Comment I've asked around on IRC, and it seems there is consensus favoring adding archive URLs to all links, being that Wikidata is a data repository rather than encyclopedic articles. With that in mind, I restarted some tests with IABot adding archive URLs to live references.—CYBERPOWER (Chat) 19:58, 13 March 2019 (UTC)[reply]
Support Adding archiving to all outgoing links.ChristianKl ❪✉❫ 11:51, 18 March 2019 (UTC)[reply]

Are we ready for approval here?--Ymblanter (talk) 19:38, 18 March 2019 (UTC)[reply]

I certainly am.—CYBERPOWER (Chat) 21:11, 18 March 2019 (UTC)[reply]

@Multichill: and you? Lymantria (talk) 06:19, 21 March 2019 (UTC)[reply]

No, see above. Multichill (talk) 21:27, 21 March 2019 (UTC)[reply]

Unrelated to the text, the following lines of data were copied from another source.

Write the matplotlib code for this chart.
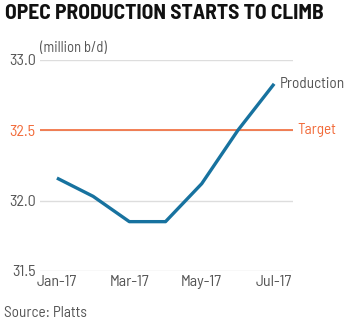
import matplotlib.pyplot as plt

plt.rcParams['font.family'] = ['Barlow Semi Condensed', 'DejaVu Sans']

months = ['Jan-17', 'Feb-17', 'Mar-17', 'Apr-17', 'May-17', 'Jun-17', 'Jul-17']
production = [32.16, 32.03, 31.85, 31.85, 32.12, 32.50, 32.83]
target = 32.5
yticks = [31.5, 32.0, 32.5, 33.0]

blue = '#17729f'
orange = '#f26b3a'
grey = '#555555'

fig = plt.figure(figsize=(3.5, 3.24), dpi=100)
ax = fig.add_axes([0.114, 0.164, 0.723, 0.651])

x = list(range(len(months)))
for v in yticks:
    ax.axhline(v, color='#dddddd', lw=1, zorder=0)
ax.axhline(target, color=orange, lw=1.2, zorder=1)
ax.plot(x, production, color=blue, lw=2.4, zorder=2, solid_capstyle='butt')

ax.set_xlim(-0.47, 6.52)
ax.set_ylim(31.5, 33.0)
ax.set_yticks(yticks)
ax.set_yticklabels([f'{v:.1f}' for v in yticks], fontsize=11.5, color=grey)
ax.get_yticklabels()[2].set_color(orange)
ax.set_xticks(x[::2])
ax.set_xticklabels(months[::2], fontsize=11.5, color=grey)
ax.tick_params(length=0, pad=3)
for s in ax.spines.values():
    s.set_visible(False)

ax.text(x[-1] + 0.15, production[-1], 'Production', fontsize=11, color=grey,
        va='center', ha='left', clip_on=False)
ax.text(6.65, target, 'Target', fontsize=11, color=orange,
        va='center', ha='left', clip_on=False)

fig.text(0.015, 0.957, 'OPEC PRODUCTION STARTS TO CLIMB', fontsize=15.5,
         fontweight='bold', color='#111111', va='center', ha='left')
fig.text(0.114, 0.852, '(million b/d)', fontsize=10.5, color=grey, va='center')
fig.text(0.01, 0.035, 'Source: Platts', fontsize=11, color=grey, va='center')

fig.savefig('out.png', dpi=100)
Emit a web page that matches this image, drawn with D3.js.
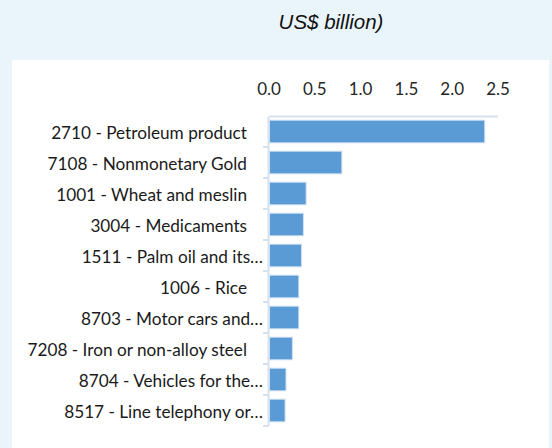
<!DOCTYPE html>
<html>
<head>
<meta charset="utf-8">
<script src="https://cdn.jsdelivr.net/npm/d3@7"></script>
<style>
  body { margin: 0; background: #eaf5fb; }
  svg { display: block; }
</style>
</head>
<body>
<svg id="chart" width="552" height="448"></svg>
<script>
// top 10 imports, US$ billion
var products = [
    "2710 - Petroleum product",
    "7108 - Nonmonetary Gold",
    "1001 - Wheat and meslin",
    "3004 - Medicaments",
    "1511 - Palm oil and its…",
    "1006 - Rice",
    "8703 - Motor cars and…",
    "7208 - Iron or non-alloy steel",
    "8704 - Vehicles for the…",
    "8517 - Line telephony or…"
];
var values = [2.35, 0.79, 0.40, 0.37, 0.35, 0.32, 0.32, 0.25, 0.18, 0.17];
var xTicks = [0, 0.5, 1.0, 1.5, 2.0, 2.5];

var svg = d3.select("#chart");
var font = "Lato, 'Open Sans', sans-serif";

// white plot panel
svg.append("rect")
    .attr("x", 12).attr("y", 60)
    .attr("width", 537).attr("height", 388)
    .attr("fill", "#ffffff");

// tail of the title
svg.append("text")
    .attr("x", 331).attr("y", 29)
    .attr("text-anchor", "middle")
    .style("font-family", "'Liberation Sans', Arial, sans-serif")
    .style("font-style", "italic")
    .style("font-size", "20.5px")
    .attr("fill", "#111")
    .text("US$ billion)");

var x = d3.scaleLinear().domain([0, 2.5]).range([268.5, 497.5]);
var y = d3.scaleBand().domain(products).range([116, 426])
    .paddingInner(0.27).paddingOuter(0.135);

var axisColor = "#d5e1ef";

// top axis with labels
var xAxis = svg.append("g")
    .attr("transform", "translate(0,116)")
    .call(d3.axisTop(x).tickValues(xTicks).tickFormat(d3.format(".1f"))
        .tickSize(0).tickPadding(21));
xAxis.select(".domain").attr("stroke", axisColor).attr("stroke-width", 2);
xAxis.selectAll("text")
    .style("font-family", font).style("font-size", "17px")
    .attr("fill", "#262626");

// left axis: line plus ticks between categories
var yAxis = svg.append("g")
    .attr("transform", "translate(268,0)")
    .call(d3.axisLeft(y).tickSize(0).tickPadding(5));
yAxis.select(".domain").attr("stroke", axisColor).attr("stroke-width", 2);
yAxis.selectAll("text")
    .style("font-family", font).style("font-size", "17.2px")
    .attr("fill", "#1a1a1a")
    .attr("dy", "0.42em")
    .attr("x", function (d) { return d.slice(-1) === "…" ? -5 : -21; });

var bounds = d3.range(products.length + 1).map(function (i) {
    return 116 + i * y.step();
});
svg.append("g").selectAll("line")
    .data(bounds.slice(1))
    .join("line")
    .attr("x1", 263).attr("x2", 268)
    .attr("y1", function (d) { return d; })
    .attr("y2", function (d) { return d; })
    .attr("stroke", axisColor).attr("stroke-width", 2);

// bars
svg.append("g").selectAll("rect")
    .data(values)
    .join("rect")
    .attr("x", x(0) + 1)
    .attr("y", function (d, i) { return y(products[i]); })
    .attr("width", function (d) { return x(d) - x(0); })
    .attr("height", y.bandwidth())
    .attr("fill", "#5b9bd5")
    .attr("stroke", "#cfe0f2")
    .attr("stroke-width", 1);
</script>
</body>
</html>
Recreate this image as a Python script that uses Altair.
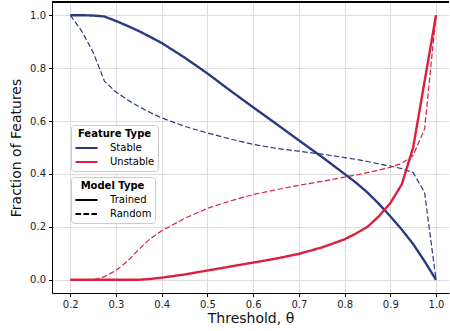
import altair as alt
import pandas as pd

thresholds = [0.2, 0.225, 0.25, 0.275, 0.3, 0.325, 0.35, 0.375, 0.4, 0.45, 0.5, 0.55,
              0.6, 0.65, 0.7, 0.75, 0.8, 0.825, 0.85, 0.875, 0.9, 0.925, 0.95, 0.975, 1.0]

stable_trained = [1.0, 1.0, 0.999, 0.995, 0.978, 0.96, 0.94, 0.918, 0.895, 0.84, 0.78, 0.715,
                  0.652, 0.59, 0.527, 0.465, 0.40, 0.367, 0.33, 0.287, 0.24, 0.19, 0.135, 0.07, 0.0]
stable_random = [1.0, 0.94, 0.86, 0.75, 0.71, 0.68, 0.655, 0.632, 0.612, 0.58, 0.555, 0.532,
                 0.512, 0.497, 0.486, 0.475, 0.462, 0.455, 0.447, 0.438, 0.43, 0.42, 0.405, 0.33, 0.0]
unstable_trained = [0.0, 0.0, 0.0, 0.0, 0.0, 0.0, 0.0, 0.003, 0.008, 0.02, 0.035, 0.05,
                    0.065, 0.08, 0.098, 0.122, 0.153, 0.175, 0.2, 0.24, 0.29, 0.36, 0.5, 0.75, 1.0]
unstable_random = [0.0, 0.0, 0.0, 0.012, 0.035, 0.07, 0.115, 0.155, 0.185, 0.232, 0.27, 0.298,
                   0.322, 0.34, 0.357, 0.372, 0.388, 0.396, 0.405, 0.415, 0.425, 0.44, 0.47, 0.57, 1.0]

feature_types = ["Stable", "Unstable"]
model_types = ["Trained", "Random"]
colors = ["#2c3a82", "#dc1f3e"]

series = {
    ("Stable", "Trained"): stable_trained,
    ("Stable", "Random"): stable_random,
    ("Unstable", "Trained"): unstable_trained,
    ("Unstable", "Random"): unstable_random,
}
rows = []
for (ft, mt), vals in series.items():
    for i, (t, v) in enumerate(zip(thresholds, vals)):
        rows.append({"Threshold": t, "Fraction": v, "Feature Type": ft,
                     "Model Type": mt, "series": ft + "-" + mt, "order": i})
df = pd.DataFrame(rows)

W, H = 397, 291
FONT = "DejaVu Sans"

x_enc = alt.X("Threshold:Q",
              scale=alt.Scale(domain=[0.16, 1.0284], nice=False, zero=False),
              axis=alt.Axis(values=[0.2, 0.3, 0.4, 0.5, 0.6, 0.7, 0.8, 0.9, 1.0], format=".1f",
                            title="Threshold, θ"))
y_enc = alt.Y("Fraction:Q",
              scale=alt.Scale(domain=[-0.05, 1.05], nice=False, zero=False),
              axis=alt.Axis(values=[0.0, 0.2, 0.4, 0.6, 0.8, 1.0], format=".1f",
                            title="Fraction of Features"))
color_enc = alt.Color("Feature Type:N",
                      scale=alt.Scale(domain=feature_types, range=colors),
                      legend=alt.Legend(orient="none", legendX=19, legendY=123))
dash_enc = alt.StrokeDash("Model Type:N",
                          scale=alt.Scale(domain=model_types, range=[[1, 0], [5.5, 2.5]]),
                          legend=alt.Legend(orient="none", legendX=19, legendY=175,
                                            symbolStrokeColor="black"))

base = alt.Chart(df)

trained = base.mark_line(strokeCap="butt", strokeJoin="round", strokeWidth=2.4).encode(
    x=x_enc, y=y_enc, color=color_enc, strokeDash=dash_enc,
    detail="series:N", order="order:Q",
).transform_filter(alt.datum["Model Type"] == "Trained")

random_ = base.mark_line(strokeCap="butt", strokeJoin="round", strokeWidth=1.2).encode(
    x=x_enc, y=y_enc, color=color_enc, strokeDash=dash_enc,
    detail="series:N", order="order:Q",
).transform_filter(alt.datum["Model Type"] == "Random")

top_border = alt.Chart(df).mark_rule(color="black", strokeWidth=1).encode(
    x=alt.value(0), x2=alt.value(W), y=alt.value(0)
)

chart = alt.layer(random_, trained, top_border).properties(
    width=W, height=H,
    autosize=alt.AutoSizeParams(type="none"),
    padding={"left": 52, "top": 2, "right": 1, "bottom": 38},
).configure_view(stroke=None).configure_axis(
    labelFont=FONT, titleFont=FONT, labelFontSize=10, titleFontSize=14,
    labelColor="#222222", titleColor="#111111", titleFontWeight="normal",
    domainColor="black", domainWidth=1, tickColor="black", tickSize=3.5,
    labelPadding=3, gridColor="#dddddd", gridWidth=1,
).configure_axisX(titlePadding=2).configure_axisY(titlePadding=6).configure_legend(
    titleFont=FONT, labelFont=FONT, titleFontSize=10, labelFontSize=10,
    titleFontWeight="bold", titleColor="black", labelColor="black",
    symbolType="M-2,0H2", symbolSize=121, symbolStrokeWidth=2, symbolOffset=5.5,
    symbolFillColor="transparent",
    fillColor="white", strokeColor="#cccccc",
    cornerRadius=3, padding=3.5, rowPadding=2, titlePadding=3, labelOffset=17,
    titleAnchor="middle",
)

chart.save("out.html", embed_options={"renderer": "svg", "actions": False})
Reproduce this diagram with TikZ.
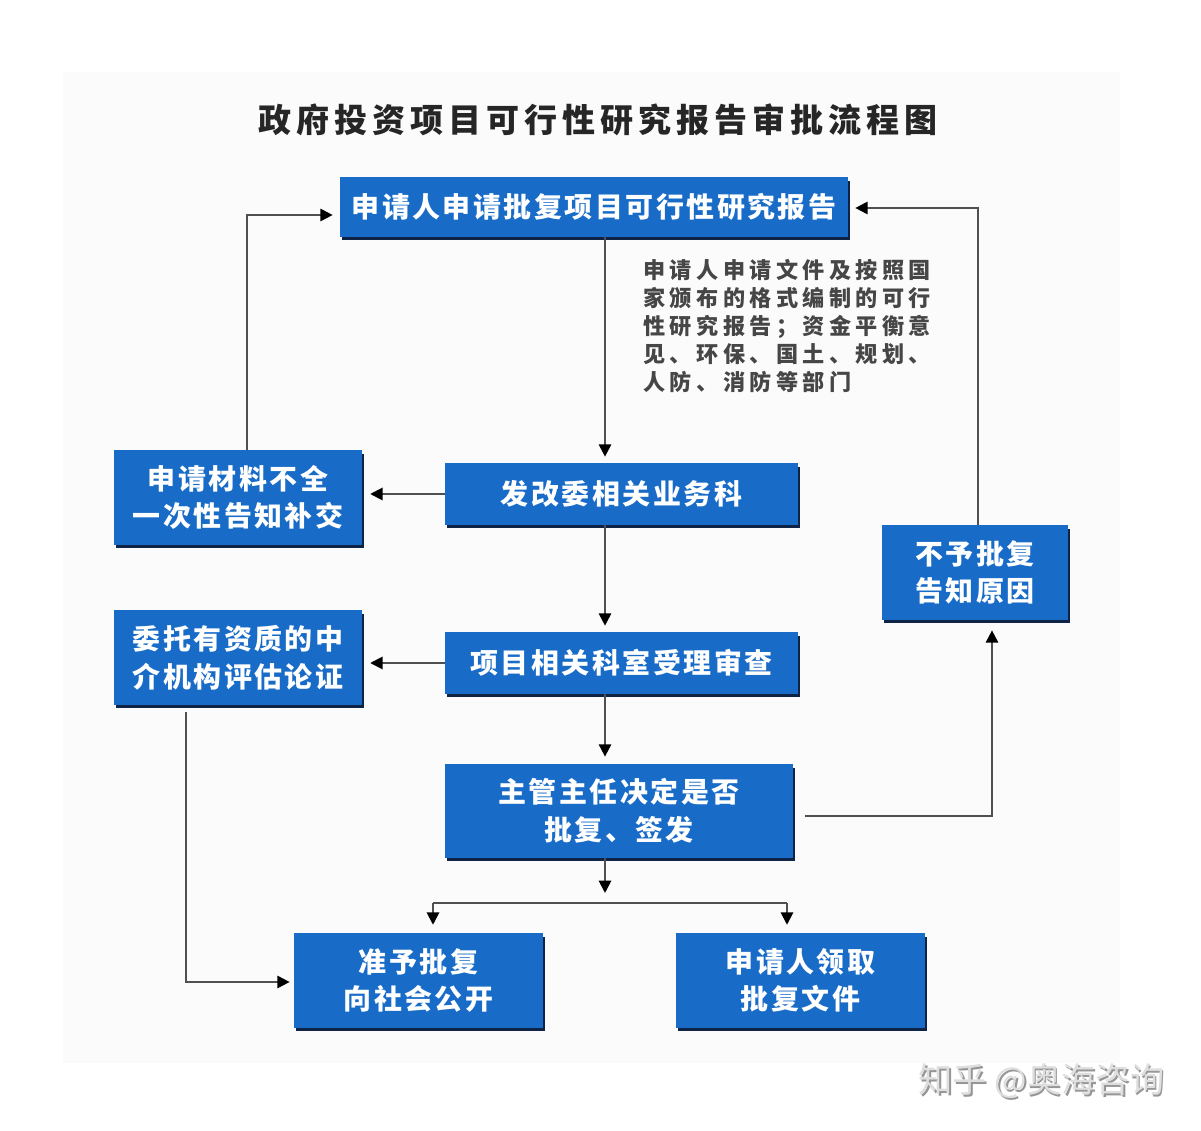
\documentclass[tikz,border=0pt]{standalone}
\usepackage{fontspec}
\setmainfont{Noto Sans CJK SC}
\newfontfamily\boxfont{Noto Sans CJK SC}[LetterSpace=9]
\newfontfamily\titlefont{Noto Sans CJK SC}[LetterSpace=15]
\newfontfamily\notefont{Noto Sans CJK SC}[LetterSpace=20]
\newfontfamily\wmfont{Noto Sans CJK SC}
\usetikzlibrary{arrows.meta,shadows}
\definecolor{boxblue}{RGB}{24,108,200}
\definecolor{boxshade}{RGB}{15,35,70}
\definecolor{linegray}{RGB}{80,80,80}
\definecolor{bggray}{RGB}{251,251,251}
\definecolor{notegray}{RGB}{70,70,70}
\definecolor{wmfront}{RGB}{222,222,222}
\definecolor{wmback}{RGB}{150,150,150}
\begin{document}
\begin{tikzpicture}[x=0.02cm,y=-0.02cm,
  box/.style={fill=boxblue, text=white, align=center, inner sep=0pt,
    font=\boxfont\bfseries\fontsize{15.9}{21.4}\selectfont,
    drop shadow={shadow xshift=0.035cm, shadow yshift=-0.07cm, fill=boxshade, opacity=1}},
  arr/.style={draw=linegray, line width=1.1pt, -{Triangle[length=7pt,width=7pt,color=black]}},
  plain/.style={draw=linegray, line width=1.1pt}]
\useasboundingbox (0,0) rectangle (1201,1131);
\fill[white] (0,0) rectangle (1201,1131);
\fill[bggray] (63,72) rectangle (1120,1063);

\node[font=\titlefont\bfseries\fontsize{18.8}{20}\selectfont, text=black!85] (title) at (598,120) {政府投资项目可行性研究报告审批流程图};

\node[box, minimum width=10.16cm, minimum height=1.2cm] (ta) at (594,207) {申请人申请批复项目可行性研究报告};
\node[box, minimum width=4.96cm, minimum height=1.9cm] (miss) at (238,497.5) {申请材料不全\\一次性告知补交};
\node[box, minimum width=7.06cm, minimum height=1.24cm] (fgw) at (621.5,494) {发改委相关业务科};
\node[box, minimum width=3.72cm, minimum height=1.9cm] (deny) at (975,572.5) {不予批复\\告知原因};
\node[box, minimum width=4.96cm, minimum height=1.9cm] (agent) at (238,657.5) {委托有资质的中\\介机构评估论证};
\node[box, minimum width=7.06cm, minimum height=1.24cm] (review) at (621.5,663) {项目相关科室受理审查};
\node[box, minimum width=6.96cm, minimum height=1.88cm] (decide) at (619,811) {主管主任决定是否\\批复、签发};
\node[box, minimum width=4.98cm, minimum height=1.9cm] (approve) at (418.5,980.5) {准予批复\\向社会公开};
\node[box, minimum width=4.98cm, minimum height=1.9cm] (collect) at (800.5,980.5) {申请人领取\\批复文件};

\node[anchor=north west, align=left, inner sep=0pt, text=notegray,
  font=\notefont\bfseries\fontsize{12.6}{15.9}\selectfont] (note) at (643,259)
  {申请人申请文件及按照国\\家颁布的格式编制的可行\\性研究报告；资金平衡意\\见、环保、国土、规划、\\人防、消防等部门};

\node[text=wmback, font=\wmfont\fontsize{19.5}{20}\selectfont] (wmshadow) at (1043,1083.5) {知乎 @奥海咨询};
\node[text=wmfront, font=\wmfont\fontsize{19.5}{20}\selectfont] (wm) at (1041.5,1081.5) {知乎 @奥海咨询};

\coordinate (cx) at (605,0);
\draw[arr, shorten >=3.4pt] (ta.south -| cx) -- (fgw.north -| cx);
\draw[arr, shorten >=4.5pt] (fgw.west) -- (miss.east |- fgw.west);
\draw[arr, shorten >=3.4pt] (fgw.south -| cx) -- (review.north -| cx);
\draw[arr, shorten >=4.5pt] (review.west) -- (agent.east |- review.west);
\draw[arr, shorten >=4pt] (review.south -| cx) -- (decide.north -| cx);

\coordinate (fork) at (605,903);
\coordinate (fl) at (433,903);
\coordinate (fr) at (787,903);
\draw[arr, shorten >=5.7pt] (decide.south -| cx) -- (fork);
\draw[plain] (fl) -- (fr);
\draw[arr, shorten >=4.5pt] (fl) -- (approve.north -| fl);
\draw[arr, shorten >=4.5pt] (fr) -- (collect.north -| fr);

\coordinate (dr) at (992,816);
\draw[arr, shorten <=6.8pt, shorten >=5.7pt] (decide.east |- dr) -- (dr) -- (deny.south -| dr);
\coordinate (ur) at (978,208);
\draw[arr, shorten >=4pt] (deny.north -| ur) -- (ur) -- (ta.east |- ur);
\coordinate (ul) at (247,215);
\draw[arr, shorten >=4pt] (miss.north -| ul) -- (ul) -- (ta.west |- ul);
\coordinate (ll) at (186,982);
\draw[arr, shorten <=4pt, shorten >=2.3pt] (agent.south -| ll) -- (ll) -- (approve.west |- ll);
\end{tikzpicture}
\end{document}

Support Gamaliel (talk) 18:39, 25 March 2019 (UTC)[reply]
@Ymblanter, Lymantria: There seems to be a consensus favoring the bot's current proposed operation.—CYBERPOWER (Chat) 07:17, 29 April 2019 (UTC)[reply]
Well, I guess we still need to come to terms with the only dissenter. @Multichill: Maarten, could you please clearly articulate what you are currently unhappy with? I can not understand this from the discussion.--Ymblanter (talk) 20:03, 30 April 2019 (UTC)[reply]
I don't see consensus on everything. Mass adding archive url's to working references will cause a lot of clutter. I support everything mentioned here except the mass adding of archive links to working references. You can approve that part and move the later scope expansion into a new request. Multichill (talk) 20:42, 30 April 2019 (UTC)[reply]
Thanks, I will likely do this but I need to re-read the whole discussion, and it might get postponed till the weekend.--Ymblanter (talk) 21:21, 2 May 2019 (UTC)[reply]
Comment I think the best approach at this point would indeed be to approve the intial request (index all URLs contained in Wikidata, and adding archive URLs to defunct links) and to spin out a separate discussion about whether and how to add archival links for non-defunct links. --Daniel Mietchen (talk) 03:48, 5 May 2019 (UTC)[reply]

The above discussion is preserved as an archive. Please do not modify it. Subsequent comments should be made in a new section.